I managed to find other patients to help, too. I explained legal papers to a young woman in preparation for a court hearing, fetched apple juice boxes and Graham crackers for a bedridden man, and summoned a nurse when he needed to relieve himself. I engaged loners in sports activities in the recreation area so they’d know that they weren’t alone, and I took new patients under my wing to lessen their anxiety.
Patients weren’t the only ones in need of help. Psychiatric assistants frequently burned out, and psychiatrists were overloaded. I witnessed a nurse leading a support group choke back tears because of a patient’s merciless heckling.
I befriended a recreational therapist with a monthly budget of $40 for crafts and sports equipment for nearly a hundred patients. She’d planted two lovely flower gardens for patients under the giant mesquite trees, paying for most of the flowers herself, but there was no watering system, and they had to be watered by hand every day. Most mornings, I could be found by her side, watering, pruning or replanting.
You might wonder if I was a dedicated employee, or perhaps a caring volunteer, but I was neither—I was a patient. Because of a reaction to surgery and medications, I was involuntarily committed to that high security psychiatric unit for several weeks. I was manic and considered dangerous and acutely disabled.
Sometimes it takes a vacation from reality to open our eyes. At such times, when there is nothing to do, we might notice new opportunities. When we are surrounded by pain, we might find that we can’t help but ease it. When someone is friendless, we might become their friend.
I don’t look back at that period of my life with regret; instead I look back upon it as a time of awakening.
After my recovery and release from that facility, I couldn’t forget the suffering and frustration that I’d witnessed. I wanted to do something but, as a former patient, I feared that I’d encounter nothing but red tape and that, if I donated money, it would go to all the wrong places. It took nearly three years for me to do so, but I finally found a solution.

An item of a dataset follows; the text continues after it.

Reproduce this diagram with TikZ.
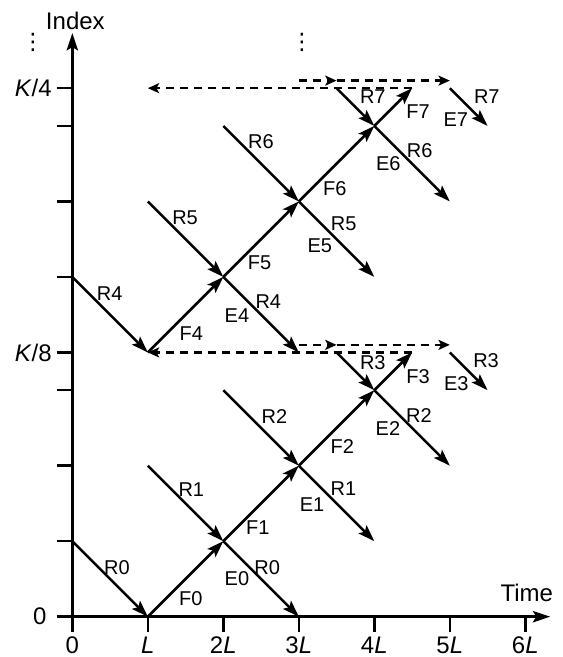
\documentclass[tikz,border=0pt]{standalone}
\usepackage{fontspec}
\setmainfont{Liberation Sans}
\newfontfamily\dejavu{DejaVu Sans}
\usetikzlibrary{arrows.meta}
\begin{document}
\begin{tikzpicture}[x=56.625pt,y=56.625pt,
  arr/.style={line width=1.9pt,-{Stealth[length=12.5pt,width=8.5pt,inset=2.5pt]}},
  axis/.style={line width=1.9pt,-{Stealth[length=13pt,width=8.5pt,inset=2.5pt]}},
  tick/.style={line width=1.9pt},
  dsh/.style={line width=1.9pt,dash pattern=on 6pt off 4.5pt,-{Stealth[length=8.5pt,width=7.5pt,inset=2pt]}},
  lab/.style={font=\fontsize{15}{17}\selectfont,inner sep=0pt},
  axlab/.style={font=\fontsize{18}{20}\selectfont,inner sep=0pt},
]
\useasboundingbox (-0.958,-0.534) rectangle (6.486,8.168);

% axes
\coordinate (xs) at (-0.2,0);
\coordinate (xe) at (6.33,0);
\coordinate (ys) at (0,-0.2);
\coordinate (ye) at (0,7.73);
\draw[axis] (xs) -- (xe);
\draw[axis] (ys) -- (ye);
\foreach \i in {1,...,6} \draw[tick] (\i,0) -- (\i,-0.2);
\foreach \j in {1,2,3,3.5,4.5,5.5,6.5,7} \draw[tick] (-0.2,\j) -- (0,\j);

\node[axlab] (t0) at (0,-0.377) {0};
\node[axlab] (t1) at (1,-0.377) {\textit{L}};
\node[axlab] (t2) at (2,-0.377) {2\textit{L}};
\node[axlab] (t3) at (3,-0.377) {3\textit{L}};
\node[axlab] (t4) at (4,-0.377) {4\textit{L}};
\node[axlab] (t5) at (5,-0.377) {5\textit{L}};
\node[axlab] (t6) at (6,-0.377) {6\textit{L}};
\node[axlab,anchor=east] (y0) at (-0.34,0) {0};
\node[axlab,anchor=east] (y8) at (-0.27,3.5) {\textit{K}/8};
\node[axlab,anchor=east] (y4) at (-0.27,7) {\textit{K}/4};
\node[axlab,font=\dejavu\fontsize{17}{19}\selectfont] (dl) at (-0.52,7.6) {⋮};
\node[axlab,font=\dejavu\fontsize{17}{19}\selectfont] (dr) at (3.04,7.6) {⋮};
\node[axlab] (idx) at (0.04,7.888) {Index};
\node[axlab] (tim) at (6.02,0.313) {Time};

% lower half coordinates
\coordinate (a0) at (0,1);
\coordinate (p1) at (1,0);
\coordinate (j1) at (2,1);
\coordinate (p3) at (3,0);
\coordinate (r1s) at (1,2);
\coordinate (j2) at (3,2);
\coordinate (e1e) at (4,1);
\coordinate (r2s) at (2,3);
\coordinate (j3) at (4,3);
\coordinate (e2e) at (5,2);
\coordinate (r3s) at (3.5,3.5);
\coordinate (f3e) at (4.5,3.5);
\coordinate (e3s) at (5,3.5);
\coordinate (e3e) at (5.5,3);
% upper half coordinates
\coordinate (a4) at (0,4.5);
\coordinate (p4) at (1,3.5);
\coordinate (j5) at (2,4.5);
\coordinate (e4e) at (3,3.5);
\coordinate (r5s) at (1,5.5);
\coordinate (j6) at (3,5.5);
\coordinate (e5e) at (4,4.5);
\coordinate (r6s) at (2,6.5);
\coordinate (j7) at (4,6.5);
\coordinate (e6e) at (5,5.5);
\coordinate (r7s) at (3.5,7);
\coordinate (f7e) at (4.5,7);
\coordinate (e7s) at (5,7);
\coordinate (e7e) at (5.5,6.5);
\coordinate (w4) at (1,7);
% dashed helpers
\coordinate (u1) at (3,3.6);
\coordinate (u2) at (3.5,3.6);
\coordinate (u3) at (5,3.6);
\coordinate (v1) at (3,7.1);
\coordinate (v2) at (3.5,7.1);
\coordinate (v3) at (5,7.1);

% solid arrows lower
\draw[arr] (a0) -- (p1);
\draw[arr] (p1) -- (j1);
\draw[arr] (r1s) -- (j1);
\draw[arr] (j1) -- (p3);
\draw[arr] (j1) -- (j2);
\draw[arr] (r2s) -- (j2);
\draw[arr] (j2) -- (e1e);
\draw[arr] (j2) -- (j3);
\draw[arr] (r3s) -- (j3);
\draw[arr] (j3) -- (e2e);
\draw[arr] (j3) -- (f3e);
\draw[arr] (e3s) -- (e3e);
% solid arrows upper
\draw[arr] (a4) -- (p4);
\draw[arr] (p4) -- (j5);
\draw[arr] (r5s) -- (j5);
\draw[arr] (j5) -- (e4e);
\draw[arr] (j5) -- (j6);
\draw[arr] (r6s) -- (j6);
\draw[arr] (j6) -- (e5e);
\draw[arr] (j6) -- (j7);
\draw[arr] (r7s) -- (j7);
\draw[arr] (j7) -- (e6e);
\draw[arr] (j7) -- (f7e);
\draw[arr] (e7s) -- (e7e);
% dashed
\draw[dsh] (f3e) -- (p4);
\draw[dsh] (u1) -- (u2);
\draw[dsh] (u2) -- (u3);
\draw[dsh] (f7e) -- (w4);
\draw[dsh] (v1) -- (v2);
\draw[dsh] (v2) -- (v3);

% labels
\node[lab] (lR0a) at (0.59,0.645) {R0};
\node[lab] (lF0) at (1.57,0.24) {F0};
\node[lab] (lE0) at (2.18,0.50) {E0};
\node[lab] (lR0b) at (2.58,0.645) {R0};
\node[lab] (lR1a) at (1.576,1.68) {R1};
\node[lab] (lF1) at (2.457,1.184) {F1};
\node[lab] (lE1) at (3.175,1.48) {E1};
\node[lab] (lR1b) at (3.59,1.69) {R1};
\node[lab] (lR2a) at (2.678,2.645) {R2};
\node[lab] (lF2) at (3.576,2.248) {F2};
\node[lab] (lE2) at (4.18,2.49) {E2};
\node[lab] (lR2b) at (4.59,2.665) {R2};
\node[lab] (lR3a) at (3.98,3.37) {R3};
\node[lab] (lF3) at (4.58,3.18) {F3};
\node[lab] (lE3) at (5.085,3.09) {E3};
\node[lab] (lR3b) at (5.48,3.39) {R3};
\node[lab] (lR4a) at (0.494,4.278) {R4};
\node[lab] (lF4) at (1.576,3.747) {F4};
\node[lab] (lE4) at (2.18,3.99) {E4};
\node[lab] (lR4b) at (2.596,4.17) {R4};
\node[lab] (lR5a) at (1.493,5.287) {R5};
\node[lab] (lF5) at (2.48,4.687) {F5};
\node[lab] (lE5) at (3.277,4.912) {E5};
\node[lab] (lR5b) at (3.595,5.199) {R5};
\node[lab] (lR6a) at (2.497,6.297) {R6};
\node[lab] (lF6) at (3.476,5.674) {F6};
\node[lab] (lE6) at (4.186,5.999) {E6};
\node[lab] (lR6b) at (4.60,6.17) {R6};
\node[lab] (lR7a) at (3.98,6.887) {R7};
\node[lab] (lF7) at (4.58,6.694) {F7};
\node[lab] (lE7) at (5.08,6.59) {E7};
\node[lab] (lR7b) at (5.49,6.884) {R7};
\end{tikzpicture}
\end{document}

On March 15th, 2014 just after sunset, I returned to that facility with my wife and two friends. I hadn’t been back there since my release on June 15th, 2011 and it made me uneasy to revisit the prison-like umber building with its soulless tinted windows. Despite my good intentions, I was eager to depart as quickly as possible.

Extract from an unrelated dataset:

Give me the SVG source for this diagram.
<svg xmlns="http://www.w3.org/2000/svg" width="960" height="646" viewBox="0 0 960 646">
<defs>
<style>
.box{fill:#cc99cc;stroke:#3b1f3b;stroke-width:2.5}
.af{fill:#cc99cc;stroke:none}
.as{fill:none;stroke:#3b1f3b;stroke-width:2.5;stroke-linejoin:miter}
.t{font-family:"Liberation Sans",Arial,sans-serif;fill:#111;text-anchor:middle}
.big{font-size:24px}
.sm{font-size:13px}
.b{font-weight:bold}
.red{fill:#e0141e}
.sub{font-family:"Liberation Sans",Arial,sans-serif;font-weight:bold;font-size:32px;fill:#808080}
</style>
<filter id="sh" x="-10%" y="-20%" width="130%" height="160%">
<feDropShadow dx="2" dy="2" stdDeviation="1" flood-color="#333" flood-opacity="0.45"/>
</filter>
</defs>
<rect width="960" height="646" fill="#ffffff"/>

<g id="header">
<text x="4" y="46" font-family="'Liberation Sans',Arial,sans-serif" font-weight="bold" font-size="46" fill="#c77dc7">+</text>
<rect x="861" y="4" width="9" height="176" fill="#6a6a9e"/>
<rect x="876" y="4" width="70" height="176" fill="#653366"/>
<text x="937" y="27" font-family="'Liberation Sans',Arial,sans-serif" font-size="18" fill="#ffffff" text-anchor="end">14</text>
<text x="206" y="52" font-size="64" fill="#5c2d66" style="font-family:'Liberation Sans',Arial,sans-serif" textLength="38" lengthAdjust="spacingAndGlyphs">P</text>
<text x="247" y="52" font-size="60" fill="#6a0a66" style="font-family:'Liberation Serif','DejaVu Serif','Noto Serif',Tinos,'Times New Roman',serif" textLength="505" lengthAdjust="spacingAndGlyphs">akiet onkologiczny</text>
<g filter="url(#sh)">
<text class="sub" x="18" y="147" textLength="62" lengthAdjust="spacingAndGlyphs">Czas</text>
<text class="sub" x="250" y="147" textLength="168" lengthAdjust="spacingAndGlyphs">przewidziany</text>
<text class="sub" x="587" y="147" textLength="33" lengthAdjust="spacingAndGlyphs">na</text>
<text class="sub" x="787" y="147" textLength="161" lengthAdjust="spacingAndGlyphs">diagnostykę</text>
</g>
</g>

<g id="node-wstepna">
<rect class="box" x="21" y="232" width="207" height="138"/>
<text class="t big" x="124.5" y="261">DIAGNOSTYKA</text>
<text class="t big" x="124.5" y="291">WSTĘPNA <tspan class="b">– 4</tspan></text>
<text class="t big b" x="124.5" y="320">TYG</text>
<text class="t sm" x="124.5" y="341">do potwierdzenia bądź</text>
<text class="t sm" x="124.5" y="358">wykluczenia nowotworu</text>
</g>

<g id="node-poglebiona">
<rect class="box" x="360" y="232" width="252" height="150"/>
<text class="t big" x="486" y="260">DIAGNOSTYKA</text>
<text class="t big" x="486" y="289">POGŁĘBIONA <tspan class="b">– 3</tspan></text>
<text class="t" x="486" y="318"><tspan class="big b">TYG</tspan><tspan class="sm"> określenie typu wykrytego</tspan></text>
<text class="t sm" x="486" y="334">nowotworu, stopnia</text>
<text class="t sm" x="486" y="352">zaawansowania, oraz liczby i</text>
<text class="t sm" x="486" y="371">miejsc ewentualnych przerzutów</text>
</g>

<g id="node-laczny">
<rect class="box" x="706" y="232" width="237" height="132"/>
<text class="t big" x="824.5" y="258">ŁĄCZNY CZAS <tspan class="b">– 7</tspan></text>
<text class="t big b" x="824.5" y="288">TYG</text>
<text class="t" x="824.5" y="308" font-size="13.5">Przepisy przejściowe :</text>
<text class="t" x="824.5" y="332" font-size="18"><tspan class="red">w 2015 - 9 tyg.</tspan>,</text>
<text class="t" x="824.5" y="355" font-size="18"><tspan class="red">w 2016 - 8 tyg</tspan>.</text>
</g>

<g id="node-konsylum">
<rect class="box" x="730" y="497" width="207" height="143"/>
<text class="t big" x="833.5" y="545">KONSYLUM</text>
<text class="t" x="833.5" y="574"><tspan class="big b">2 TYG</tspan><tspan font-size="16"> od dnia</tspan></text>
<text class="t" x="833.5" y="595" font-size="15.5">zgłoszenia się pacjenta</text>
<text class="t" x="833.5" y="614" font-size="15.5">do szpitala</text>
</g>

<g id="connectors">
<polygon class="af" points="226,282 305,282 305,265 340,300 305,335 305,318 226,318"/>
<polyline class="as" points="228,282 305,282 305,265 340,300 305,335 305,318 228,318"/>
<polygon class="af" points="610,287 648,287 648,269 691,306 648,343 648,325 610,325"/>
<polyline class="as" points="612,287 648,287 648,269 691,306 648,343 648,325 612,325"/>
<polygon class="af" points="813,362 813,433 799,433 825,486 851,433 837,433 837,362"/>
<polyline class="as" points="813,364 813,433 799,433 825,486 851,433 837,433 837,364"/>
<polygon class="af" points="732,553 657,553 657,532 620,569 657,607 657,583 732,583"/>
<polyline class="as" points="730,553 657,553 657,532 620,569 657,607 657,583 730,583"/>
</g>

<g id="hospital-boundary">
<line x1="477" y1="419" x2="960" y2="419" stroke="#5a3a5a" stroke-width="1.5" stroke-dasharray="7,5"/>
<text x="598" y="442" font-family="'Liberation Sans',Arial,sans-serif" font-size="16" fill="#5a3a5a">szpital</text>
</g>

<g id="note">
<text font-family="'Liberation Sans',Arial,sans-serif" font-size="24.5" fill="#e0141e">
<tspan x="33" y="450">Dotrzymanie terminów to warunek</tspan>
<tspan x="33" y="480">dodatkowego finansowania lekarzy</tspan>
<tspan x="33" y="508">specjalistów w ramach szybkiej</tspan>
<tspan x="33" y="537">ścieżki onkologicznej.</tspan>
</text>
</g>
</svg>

I drove past the main building, turned into the parking area on the west side of the property, parked my van next to the recreation area, and opened the rear lift gate. The four of us then removed a number of gifts for the patients and the recreational therapy department: basketballs, soccer balls, Nerf footballs, coloring chalk, and bean bags—all brand new and of the brightest, most cheerful color schemes I could find. Those gifts cost nearly three months of that recreational therapist’s budget.
We unpackaged the balls and gleefully threw them over the fence into the darkened recreation area. Then, I reached through the stark, black bars of the security fence that once incarcerated me, and placed a plastic bag containing the colored chalk and bean bags onto a concrete walkway where they would be seen by staff, but not ruined by the lawn sprinklers.
During my ordeal, I learned that there are opportunities all around us to brighten days or change lives, and that those acts of kindness are not wasted—they feed our souls, and connect us to our fellow humans. Like seeds sewn in a flower garden, each act has the potential of blossoming into something beautiful, and changing more lives than just the ones we touch directly.
I sincerely hope that my acts of kindness made a precious difference to the patients and staff at that facility, and inspired them to spread that kindness to others.